We have encountered incredible resistance to this project—shockingly so (did I mention I was naïve?) It never occurred to me, as a theatre artist in New York City, that it would be so difficult to cast it, to generate producer interest, and to give this play the visibility it deserves. We have been criticized for not telling a “balanced” story, and repeatedly heard that this same story could be told from the other side, with equal amounts of violence and suffering. My only answer to these critics is that the facts speak for themselves. This is a true story, told from Benji’s actual emails and recorded interviews with the people he met. It cannot be argued with or corrected. He lived it.
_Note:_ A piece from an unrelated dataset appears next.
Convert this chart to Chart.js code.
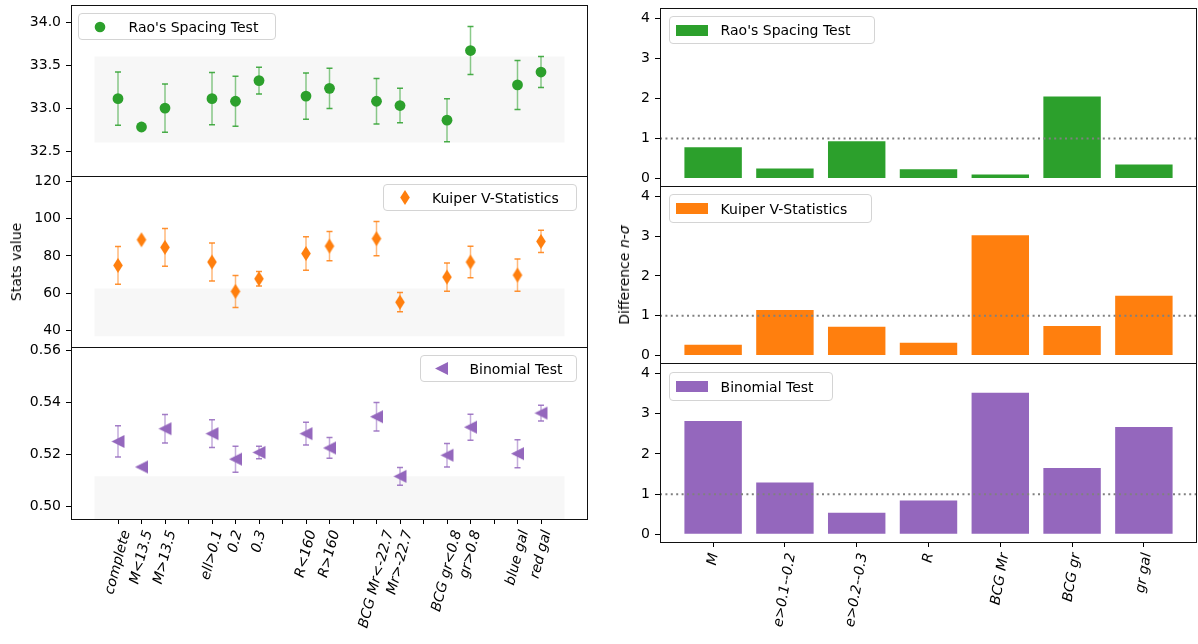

And this is another reason why I was so inspired by reading his emails. As Americans, we tend to take our news in small doses, from whatever source is easiest for us to swallow. But Benji actually got off his butt and went to see for himself. My sincere hope is that this piece will motivate many other Americans to do the same. If not to physically go there at least to find out more. If enough voices are raised—in knowledge and not in fear and ignorance, perhaps, just perhaps, “this could all be stopped.”